One disadvantage of interfering with the sentence imposed here is that this could be taken as authority for the view that a young person with no or no significant criminal history who pleads guilty to stealing a sum in the vicinity of $10,000 or more should not ordinarily receive a custodial sentence; it might produce the result that young people are thought to be free to commit such an offence without serious hazard to themselves. But we do not overlook that a person’s conviction of an offence of dishonesty involving a substantial, or indeed any sum of money may prove to be a significant handicap in pursuing some careers as well as damaging the offender’s general reputation; this is itself a punishment.

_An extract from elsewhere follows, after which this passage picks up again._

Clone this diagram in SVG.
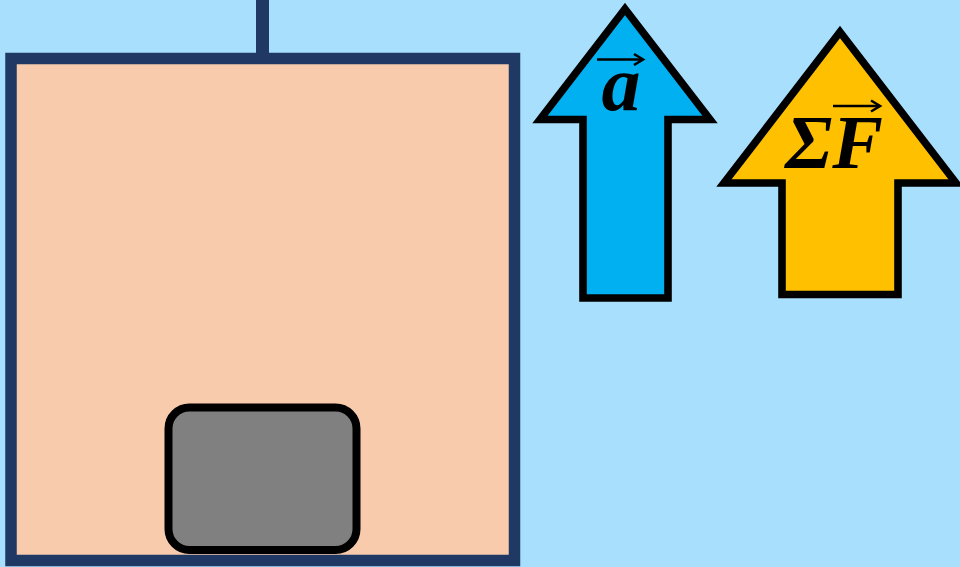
<svg xmlns="http://www.w3.org/2000/svg" width="960" height="567" viewBox="0 0 960 567">
<style>
.arrow{stroke:#000;stroke-width:7.6;stroke-linejoin:miter;stroke-miterlimit:10}
.lbl{font-family:"Liberation Serif","DejaVu Serif",serif;font-weight:bold;font-style:italic;fill:#000}
.acc{stroke:#000;stroke-width:2.6;fill:none;stroke-linecap:butt}
</style>
<rect x="0" y="0" width="960" height="567" fill="#A8DFFD"/>
<g id="rope"><line x1="262.5" y1="0" x2="262.5" y2="60" stroke="#1F3864" stroke-width="13"/></g>
<g id="elevator"><rect x="11" y="58.5" width="503.5" height="502" fill="#F8CBAD" stroke="#1F3864" stroke-width="11.5"/></g>
<g id="mass"><rect x="168.5" y="407.5" width="188" height="142.5" rx="21" ry="21" fill="#808080" stroke="#000" stroke-width="8"/></g>
<g id="accel">
<path class="arrow" d="M625,9 L710,119.5 L668,119.5 L668,298 L583,298 L583,119.5 L540,119.5 Z" fill="#00B0F0"/>
<text class="lbl" x="621" y="110" font-size="78" text-anchor="middle">a</text>
<line class="acc" x1="597" y1="59.5" x2="642" y2="59.5"/>
<path class="acc" d="M634,54 L643,59.5 L634,65"/>
</g>
<g id="force">
<path class="arrow" d="M840,32 L956,183 L898,183 L898,294.5 L782,294.5 L782,183 L724,183 Z" fill="#FFC000"/>
<text class="lbl" x="834" y="168" font-size="76" text-anchor="middle">ΣF</text>
<line class="acc" x1="833" y1="106" x2="879" y2="106"/>
<path class="acc" d="M871,100.5 L880,106 L871,111.5"/>
</g>
</svg>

The most recent appellate decision to which we were referred which is in any way comparable with the present case is Bourke (C.A. No. 428 of 1993, unreported, 8 December 1993). There the applicant had been sentenced to 3 years imprisonment for misappropriation of property and that was not altered. He was 26 years of age and had no criminal record, but the amount involved was about $30,000. The applicant had made full restitution, a feature not present here; the reasons given in this Court imply some reservations about propriety of the sentence. Despite the fact that full restitution had been made in Bourke, the circumstances were worse than those in the present case in that the amount involved was substantially higher.

It should be noted that the retail price index moved from 844 to 1952 between the year 1980 when Kindness was decided and 1993 when Bourke was decided: see Australian Bureau of Statistics 1995 Year Book Australia p. 585; the decline in the value of money, measured in that way, was well over 50%.

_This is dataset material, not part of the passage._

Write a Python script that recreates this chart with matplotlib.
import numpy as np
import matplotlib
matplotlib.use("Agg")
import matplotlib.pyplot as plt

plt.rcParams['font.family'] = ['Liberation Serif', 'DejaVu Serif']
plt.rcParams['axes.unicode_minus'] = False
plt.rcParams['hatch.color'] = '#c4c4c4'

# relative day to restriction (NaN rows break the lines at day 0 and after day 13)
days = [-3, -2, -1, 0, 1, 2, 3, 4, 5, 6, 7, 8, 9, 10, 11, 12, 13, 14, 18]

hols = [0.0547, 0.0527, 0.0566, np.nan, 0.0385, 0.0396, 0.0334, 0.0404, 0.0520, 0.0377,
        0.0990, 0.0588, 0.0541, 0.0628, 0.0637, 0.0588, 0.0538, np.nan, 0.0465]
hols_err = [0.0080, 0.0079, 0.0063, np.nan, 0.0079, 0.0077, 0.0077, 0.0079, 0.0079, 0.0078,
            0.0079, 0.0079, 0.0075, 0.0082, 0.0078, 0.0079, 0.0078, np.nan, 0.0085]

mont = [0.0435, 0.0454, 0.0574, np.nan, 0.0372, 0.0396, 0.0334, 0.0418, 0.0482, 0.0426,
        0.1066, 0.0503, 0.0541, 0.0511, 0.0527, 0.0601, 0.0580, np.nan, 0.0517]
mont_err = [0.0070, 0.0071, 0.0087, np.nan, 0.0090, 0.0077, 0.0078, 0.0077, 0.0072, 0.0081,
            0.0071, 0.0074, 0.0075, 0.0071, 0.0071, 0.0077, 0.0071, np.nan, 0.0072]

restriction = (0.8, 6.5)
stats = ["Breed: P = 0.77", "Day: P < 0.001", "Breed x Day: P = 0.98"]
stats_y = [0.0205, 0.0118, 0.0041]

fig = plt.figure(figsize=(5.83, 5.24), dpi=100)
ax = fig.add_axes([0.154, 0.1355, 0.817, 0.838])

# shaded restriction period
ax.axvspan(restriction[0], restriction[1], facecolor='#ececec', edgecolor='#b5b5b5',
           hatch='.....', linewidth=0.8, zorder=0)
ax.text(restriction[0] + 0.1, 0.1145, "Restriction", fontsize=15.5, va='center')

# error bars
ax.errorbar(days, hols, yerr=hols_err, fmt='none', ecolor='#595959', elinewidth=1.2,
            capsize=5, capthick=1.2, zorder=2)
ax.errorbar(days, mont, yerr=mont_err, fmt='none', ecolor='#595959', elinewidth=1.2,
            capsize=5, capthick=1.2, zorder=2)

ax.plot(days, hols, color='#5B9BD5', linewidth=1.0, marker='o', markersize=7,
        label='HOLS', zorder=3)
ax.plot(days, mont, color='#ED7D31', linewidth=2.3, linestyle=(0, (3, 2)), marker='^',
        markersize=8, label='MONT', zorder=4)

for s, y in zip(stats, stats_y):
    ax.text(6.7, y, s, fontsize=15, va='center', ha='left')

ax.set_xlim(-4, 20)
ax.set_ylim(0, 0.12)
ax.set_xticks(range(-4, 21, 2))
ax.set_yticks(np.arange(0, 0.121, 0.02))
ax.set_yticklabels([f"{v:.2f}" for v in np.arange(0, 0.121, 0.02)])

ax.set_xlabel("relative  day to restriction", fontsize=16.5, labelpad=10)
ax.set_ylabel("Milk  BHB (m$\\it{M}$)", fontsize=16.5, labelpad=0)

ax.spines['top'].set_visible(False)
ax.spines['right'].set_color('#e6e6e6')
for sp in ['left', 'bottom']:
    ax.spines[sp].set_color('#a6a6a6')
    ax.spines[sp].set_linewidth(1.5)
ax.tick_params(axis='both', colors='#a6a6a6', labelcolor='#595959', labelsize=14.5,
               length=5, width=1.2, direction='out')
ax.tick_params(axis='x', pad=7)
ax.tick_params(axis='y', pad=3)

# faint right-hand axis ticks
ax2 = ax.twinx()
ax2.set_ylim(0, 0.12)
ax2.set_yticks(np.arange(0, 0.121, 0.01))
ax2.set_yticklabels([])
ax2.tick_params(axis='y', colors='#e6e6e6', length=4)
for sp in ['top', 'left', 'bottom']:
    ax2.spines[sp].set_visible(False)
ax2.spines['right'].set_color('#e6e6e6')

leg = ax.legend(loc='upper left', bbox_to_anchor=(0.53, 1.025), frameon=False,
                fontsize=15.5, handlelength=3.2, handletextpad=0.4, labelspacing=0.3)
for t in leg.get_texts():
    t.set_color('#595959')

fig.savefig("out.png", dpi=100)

The present is perhaps a marginal case, but we have been unable to persuade ourselves that this Court would be justified in interfering with the judge’s decision to suspend the sentence only partially, rather than wholly. The course his Honour took is not inconsistent with decisions of this Court and its predecessor the Court of Criminal Appeal and it is certainly consistent with this Court’s practice in respect of offences of dishonesty relating to social security payments.

It appears to us, however, that the sentence imposed is, keeping in mind the applicant’s youth and the partly extenuating circumstances we have referred to, simply too high; when one takes into account also that failure to meet the obligation to make restitution may produce a sentence of 6 months imprisonment, it seems to us that counsel for the applicant is correct in submitting that 3 years is beyond the proper range.

We therefore grant the application and allow the appeal, but to the extent only of reducing the sentence of 3 years fixed by the primary judge to 2 years. It will be necessary to issue a warrant for the apprehension of the applicant.